If that all sounds very abstract, not to mention bewildering, it is. Yet for all the esoteric notions floated, “Under the Skin” also affords concrete ways to see the world fresh through new eyes.

The film begins with the construction of that eye, a scene that leaves images and questions hanging in the air, creating a state of limbo that infuses “Under the Skin.” This moment comes like a quiet demand from the director as well: either accept or resist the abstraction. If resistance is your choice, walk out and spare yourself undue angst. If you accept, prepare for a sensory-saturated experience filled with ambient sounds and off-center reflections of life as we know it. The scenes, sounds and a score by Mica Levi linger and unsettle long after the lights have gone up.

Technically based on Michel Faber’s novel of the same name, in reality the movie sheds almost everything but the central conceit of an alien hidden inside a human form on the hunt for men and the Scottish setting. Good choices both. Where the novelist conjures up a vegan nightmare that involves farming, fattening and slaughtering to feed a starving alien race, Glazer, who wrote the script with Walter Campbell, pares it closer to the notion of what constitutes humanness itself.

Johansson strips everything away as well, including her clothing. But it is the emotional baring she does that is so riveting as her character goes from robotic to something closer to real. The actress is already building an eclectic body of work from the superhero of “Avengers” to the supercomputer voice of “Her.” In front of Glazer’s camera she is staggeringly, fearlessly uncomfortable in her own skin, the physicality of making her body seem like a foreign form is extraordinary.
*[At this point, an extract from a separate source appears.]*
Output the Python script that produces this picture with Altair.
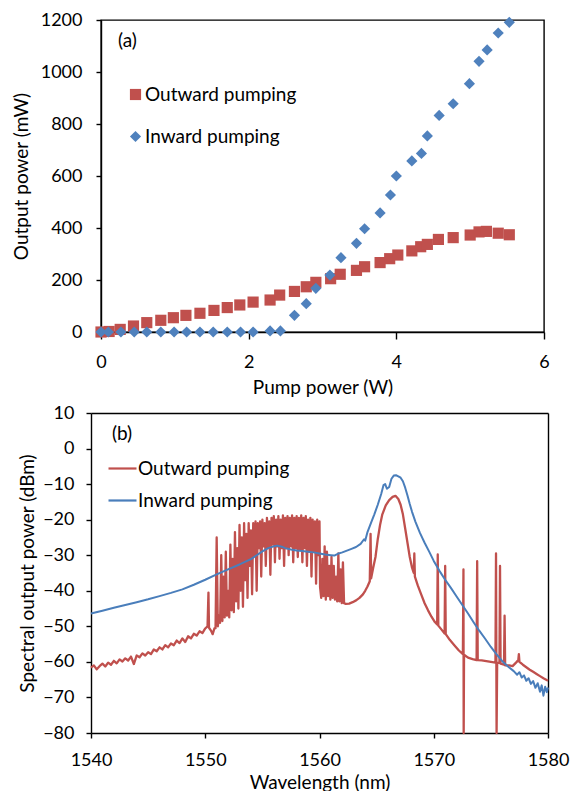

The first half of the movie is spent on the logistics of the hunt and the disposition of the prey. None of the characters have names; all but Johansson are real people whom the actress spotted while driving the streets of Glasgow and seduced into her van. Director of photography Daniel Landin buried micro-cameras throughout the van’s front cab so that neither the actress nor the strangers can play to the lens.

It creates disassociation rather than connection in ways that are unerring but affecting. The back of the van hid Glazer, Landin and a skeletal crew. Another van followed so that releases from the unsuspecting could be gotten, makeup reapplied, hair properly mussed.